_Exercise description:_
Set the lines down again exactly, first line through the line that contains "const y = d3.scaleLinear().domain([0.2, 4.8]).range([B, T]);", with no pictures.

_Given data:_
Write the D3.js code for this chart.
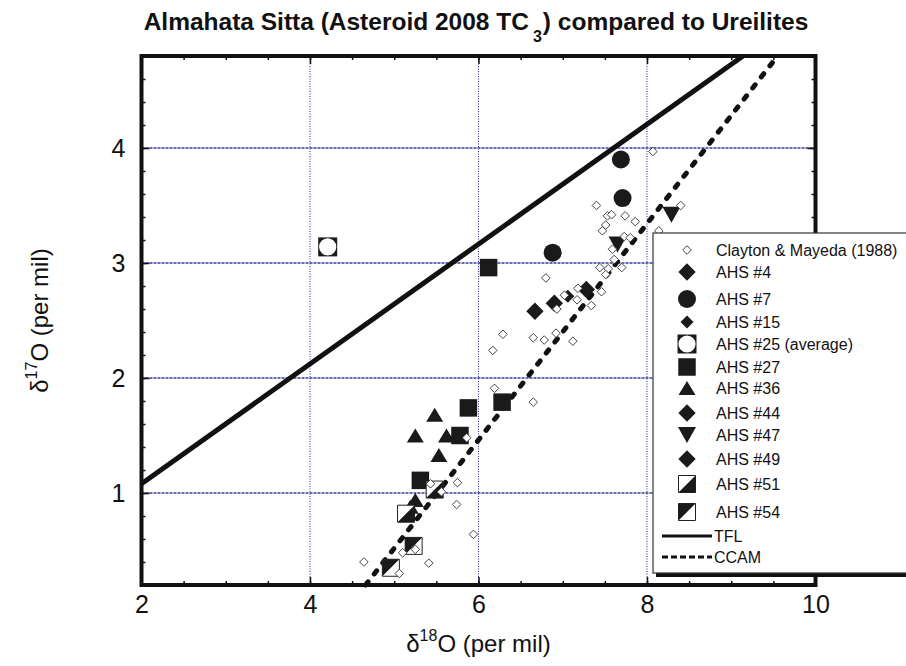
<!DOCTYPE html>
<html>
<head>
<script src="https://d3js.org/d3.v7.min.js"></script>
<style>
  body { margin: 0; background: #fff; }
  text { font-family: "Liberation Sans", Arial, Helvetica, sans-serif; fill: #111; }
</style>
</head>
<body>
<svg id="chart" width="906" height="666"></svg>
<script>
// data: [d18O, d17O]
const clayton = [
  [8.07, 3.97], [7.40, 3.50], [8.40, 3.50], [7.53, 3.41], [7.58, 3.42], [7.74, 3.41],
  [7.86, 3.36], [7.51, 3.33], [7.47, 3.28], [8.14, 3.28], [7.73, 3.23], [7.80, 3.22],
  [7.59, 3.12], [7.61, 3.03], [7.44, 2.96], [7.54, 2.95], [7.70, 2.96], [7.51, 2.90],
  [6.80, 2.87], [7.46, 2.75], [7.34, 2.63], [7.18, 2.78], [7.02, 2.72], [7.17, 2.68],
  [6.93, 2.60], [6.29, 2.38], [6.17, 2.24], [6.65, 2.35], [6.78, 2.33], [6.92, 2.39],
  [7.12, 2.32], [6.19, 1.91], [6.65, 1.79], [5.86, 1.48], [5.43, 1.08], [5.75, 1.09],
  [5.56, 1.01], [5.74, 0.90], [5.94, 0.64], [4.64, 0.40], [5.10, 0.48], [5.25, 0.51],
  [5.41, 0.39], [5.06, 0.30]
];
const ahs4  = [[6.67, 2.58]];
const ahs7  = [[7.69, 3.90], [7.71, 3.565], [6.88, 3.09]];
const ahs15 = [[7.06, 2.71]];
const ahs25 = [[4.21, 3.14]];
const ahs27 = [[6.12, 2.96], [5.88, 1.74], [6.28, 1.79], [5.78, 1.50], [5.31, 1.11]];
const ahs36 = [[5.48, 1.68], [5.25, 1.50], [5.62, 1.50], [5.53, 1.33], [5.25, 0.94], [5.19, 0.88]];
const ahs44 = [[6.90, 2.65]];
const ahs47 = [[8.29, 3.42], [7.65, 3.16]];
const ahs49 = [[7.28, 2.77]];
const ahs51 = [[5.48, 1.03], [5.14, 0.82]];
const ahs54 = [[5.23, 0.54], [4.96, 0.35]];
// reference lines (end points)
const tflLine  = [[2.0, 1.08], [9.14, 4.80]];
const ccamLine = [[4.66, 0.20], [9.55, 4.80]];

const xMajor = [2, 4, 6, 8, 10];
const yMajor = [1, 2, 3, 4];
const xGrid = [4, 6, 8];

const svg = d3.select("#chart");
const L = 141.5, R = 815.5, T = 56, B = 585;
const x = d3.scaleLinear().domain([2, 10]).range([L, R]);
const y = d3.scaleLinear().domain([0.2, 4.8]).range([B, T]);

// grid
svg.append("g").selectAll("line").data(yMajor).join("line")
  .attr("x1", L).attr("x2", R).attr("y1", d => y(d)).attr("y2", d => y(d))
  .attr("stroke", "#6a6ab4").attr("stroke-width", 2).attr("stroke-dasharray", "3,1");
svg.append("g").selectAll("line").data(xGrid).join("line")
  .attr("x1", d => x(d)).attr("x2", d => x(d)).attr("y1", T).attr("y2", B)
  .attr("stroke", "#2a2a9a").attr("stroke-width", 1).attr("stroke-dasharray", "1,1.5");

// ticks on all four sides, pointing inward
function ticks(axis, values, size, pos, labels) {
  const g = svg.append("g").attr("transform", pos)
    .call(axis.tickValues(values).tickSize(-size).tickPadding(size + 10).tickFormat(labels ? d3.format("d") : ""));
  g.select(".domain").remove();
  g.selectAll(".tick line").attr("stroke", "#111").attr("stroke-width", 1.5);
  g.selectAll(".tick text").style("font-size", "25px").style("font-family", "Liberation Sans, Arial, sans-serif").attr("fill", "#111");
  return g;
}
const xMinor = d3.range(2, 10.01, 0.5), yMinor = d3.range(0.2, 4.81, 0.2);
ticks(d3.axisBottom(x), xMinor, 4, `translate(0,${B})`, false);
ticks(d3.axisTop(x), xMinor, 4, `translate(0,${T})`, false);
ticks(d3.axisLeft(y), yMinor, 4, `translate(${L},0)`, false);
ticks(d3.axisRight(y), yMinor, 4, `translate(${R},0)`, false);
const xb = ticks(d3.axisBottom(x), xMajor, 8, `translate(0,${B})`, true);
xb.selectAll(".tick text").attr("dy", "0.71em").attr("y", 10);
ticks(d3.axisTop(x), xMajor, 8, `translate(0,${T})`, false);
const yl = ticks(d3.axisLeft(y), yMajor, 8, `translate(${L},0)`, true);
yl.selectAll(".tick text").attr("x", -16);
ticks(d3.axisRight(y), yMajor, 8, `translate(${R},0)`, false);

// reference lines
const line = d3.line().x(d => x(d[0])).y(d => y(d[1]));
const plot = svg.append("g");
plot.append("path").datum(tflLine).attr("d", line)
  .attr("fill", "none").attr("stroke", "#111").attr("stroke-width", 5);
plot.append("path").datum(ccamLine).attr("d", line)
  .attr("fill", "none").attr("stroke", "#111").attr("stroke-width", 5)
  .attr("stroke-dasharray", "4,10").attr("stroke-linecap", "round");

// marker shapes
const shapes = {
  diamond: h => `M0,${-h}L${h},0L0,${h}L${-h},0Z`,
  square: s => `M${-s/2},${-s/2}h${s}v${s}h${-s}Z`,
  triUp: () => "M0,-7L8.5,7L-8.5,7Z",
  triDown: () => "M-9,-8L9,-8L0,8Z"
};
function drawMarker(g, type) {
  if (type === "clayton") {
    g.append("path").attr("d", shapes.diamond(4.3)).attr("fill", "#fff").attr("stroke", "#444").attr("stroke-width", 1);
  } else if (type === "diamond") {
    g.append("path").attr("d", shapes.diamond(8.7)).attr("fill", "#1a1a1a");
  } else if (type === "smallDiamond") {
    g.append("path").attr("d", shapes.diamond(6.5)).attr("fill", "#1a1a1a");
  } else if (type === "circle") {
    g.append("circle").attr("r", 9).attr("fill", "#1a1a1a");
  } else if (type === "boxCircle") {
    g.append("path").attr("d", shapes.square(19)).attr("fill", "#1a1a1a");
    g.append("circle").attr("r", 8.6).attr("fill", "#fff");
  } else if (type === "square") {
    g.append("path").attr("d", shapes.square(17.5)).attr("fill", "#1a1a1a");
  } else if (type === "triUp") {
    g.append("path").attr("d", shapes.triUp()).attr("fill", "#1a1a1a");
  } else if (type === "triDown") {
    g.append("path").attr("d", shapes.triDown()).attr("fill", "#1a1a1a");
  } else if (type === "half51" || type === "half54") {
    const s = 17;
    g.append("path").attr("d", shapes.square(s)).attr("fill", "#fff").attr("stroke", "#222").attr("stroke-width", 1);
    const tri = type === "half51"
      ? `M${s/2},${-s/2}L${s/2},${s/2}L${-s/2},${s/2}Z`
      : `M${-s/2},${-s/2}L${s/2},${-s/2}L${-s/2},${s/2}Z`;
    g.append("path").attr("d", tri).attr("fill", "#1a1a1a");
  }
}

const series = [
  { name: "AHS #4", data: ahs4, type: "diamond" },
  { name: "AHS #7", data: ahs7, type: "circle" },
  { name: "AHS #15", data: ahs15, type: "smallDiamond" },
  { name: "AHS #25 (average)", data: ahs25, type: "boxCircle" },
  { name: "AHS #27", data: ahs27, type: "square" },
  { name: "AHS #36", data: ahs36, type: "triUp" },
  { name: "AHS #44", data: ahs44, type: "diamond" },
  { name: "AHS #47", data: ahs47, type: "triDown" },
  { name: "AHS #49", data: ahs49, type: "diamond" },
  { name: "AHS #51", data: ahs51, type: "half51" },
  { name: "AHS #54", data: ahs54, type: "half54" }
];
series.forEach(s => {
  plot.append("g").selectAll("g").data(s.data).join("g")
    .attr("transform", d => `translate(${x(d[0])},${y(d[1])})`)
    .each(function () { drawMarker(d3.select(this), s.type); });
});
plot.append("g").selectAll("g").data(clayton).join("g")
  .attr("transform", d => `translate(${x(d[0])},${y(d[1])})`)
  .each(function () { drawMarker(d3.select(this), "clayton"); });

// frame
svg.append("rect").attr("x", L).attr("y", T).attr("width", R - L).attr("height", B - T)
  .attr("fill", "none").attr("stroke", "#111").attr("stroke-width", 4);

// legend
const lg = svg.append("g").attr("transform", "translate(653,233)");
lg.append("rect").attr("x", 3).attr("y", 4).attr("width", 300).attr("height", 340).attr("fill", "#111");
lg.append("rect").attr("x", 0).attr("y", 0).attr("width", 300).attr("height", 340)
  .attr("fill", "#fff").attr("stroke", "#333").attr("stroke-width", 1.2);
const legendRows = [{ name: "Clayton & Mayeda (1988)", type: "clayton" }].concat(series);
const rowY = [17, 39, 66, 89, 111, 134, 155, 180, 202, 226, 251, 279];
legendRows.forEach((r, i) => {
  const g = lg.append("g").attr("transform", `translate(34,${rowY[i]})`);
  drawMarker(g, r.type);
  lg.append("text").attr("x", 63).attr("y", rowY[i] + 6).style("font-size", "16px").text(r.name);
});
lg.append("line").attr("x1", 9).attr("x2", 59).attr("y1", 303).attr("y2", 303)
  .attr("stroke", "#111").attr("stroke-width", 3);
lg.append("text").attr("x", 61).attr("y", 309).style("font-size", "16px").text("TFL");
lg.append("line").attr("x1", 9).attr("x2", 59).attr("y1", 324).attr("y2", 324)
  .attr("stroke", "#111").attr("stroke-width", 3).attr("stroke-dasharray", "6,3");
lg.append("text").attr("x", 61).attr("y", 330).style("font-size", "16px").text("CCAM");

// title
const title = svg.append("text").attr("x", 476).attr("y", 30).attr("text-anchor", "middle")
  .style("font-size", "24.5px").style("font-weight", "bold");
title.append("tspan").text("Almahata Sitta (Asteroid 2008 TC");
title.append("tspan").attr("dx", 4).attr("dy", 12).style("font-size", "16px").text("3");
title.append("tspan").attr("dx", 1).attr("dy", -12).text(") compared to Ureilites");

// axis titles
const xt = svg.append("text").attr("x", (L + R) / 2).attr("y", 652).attr("text-anchor", "middle")
  .style("font-size", "24px");
xt.append("tspan").text("\u03b4");
xt.append("tspan").attr("dy", -11).style("font-size", "16px").text("18");
xt.append("tspan").attr("dy", 11).text("O (per mil)");

const yt = svg.append("text").attr("transform", `translate(48,${(T + B) / 2}) rotate(-90)`)
  .attr("text-anchor", "middle").style("font-size", "24px");
yt.append("tspan").text("\u03b4");
yt.append("tspan").attr("dy", -11).style("font-size", "16px").text("17");
yt.append("tspan").attr("dy", 11).text("O (per mil)");
</script>
</body>
</html>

_Task solution:_
Write the D3.js code for this chart.
<!DOCTYPE html>
<html>
<head>
<script src="https://d3js.org/d3.v7.min.js"></script>
<style>
  body { margin: 0; background: #fff; }
  text { font-family: "Liberation Sans", Arial, Helvetica, sans-serif; fill: #111; }
</style>
</head>
<body>
<svg id="chart" width="906" height="666"></svg>
<script>
// data: [d18O, d17O]
const clayton = [
  [8.07, 3.97], [7.40, 3.50], [8.40, 3.50], [7.53, 3.41], [7.58, 3.42], [7.74, 3.41],
  [7.86, 3.36], [7.51, 3.33], [7.47, 3.28], [8.14, 3.28], [7.73, 3.23], [7.80, 3.22],
  [7.59, 3.12], [7.61, 3.03], [7.44, 2.96], [7.54, 2.95], [7.70, 2.96], [7.51, 2.90],
  [6.80, 2.87], [7.46, 2.75], [7.34, 2.63], [7.18, 2.78], [7.02, 2.72], [7.17, 2.68],
  [6.93, 2.60], [6.29, 2.38], [6.17, 2.24], [6.65, 2.35], [6.78, 2.33], [6.92, 2.39],
  [7.12, 2.32], [6.19, 1.91], [6.65, 1.79], [5.86, 1.48], [5.43, 1.08], [5.75, 1.09],
  [5.56, 1.01], [5.74, 0.90], [5.94, 0.64], [4.64, 0.40], [5.10, 0.48], [5.25, 0.51],
  [5.41, 0.39], [5.06, 0.30]
];
const ahs4  = [[6.67, 2.58]];
const ahs7  = [[7.69, 3.90], [7.71, 3.565], [6.88, 3.09]];
const ahs15 = [[7.06, 2.71]];
const ahs25 = [[4.21, 3.14]];
const ahs27 = [[6.12, 2.96], [5.88, 1.74], [6.28, 1.79], [5.78, 1.50], [5.31, 1.11]];
const ahs36 = [[5.48, 1.68], [5.25, 1.50], [5.62, 1.50], [5.53, 1.33], [5.25, 0.94], [5.19, 0.88]];
const ahs44 = [[6.90, 2.65]];
const ahs47 = [[8.29, 3.42], [7.65, 3.16]];
const ahs49 = [[7.28, 2.77]];
const ahs51 = [[5.48, 1.03], [5.14, 0.82]];
const ahs54 = [[5.23, 0.54], [4.96, 0.35]];
// reference lines (end points)
const tflLine  = [[2.0, 1.08], [9.14, 4.80]];
const ccamLine = [[4.66, 0.20], [9.55, 4.80]];

const xMajor = [2, 4, 6, 8, 10];
const yMajor = [1, 2, 3, 4];
const xGrid = [4, 6, 8];

const svg = d3.select("#chart");
const L = 141.5, R = 815.5, T = 56, B = 585;
const x = d3.scaleLinear().domain([2, 10]).range([L, R]);
const y = d3.scaleLinear().domain([0.2, 4.8]).range([B, T]);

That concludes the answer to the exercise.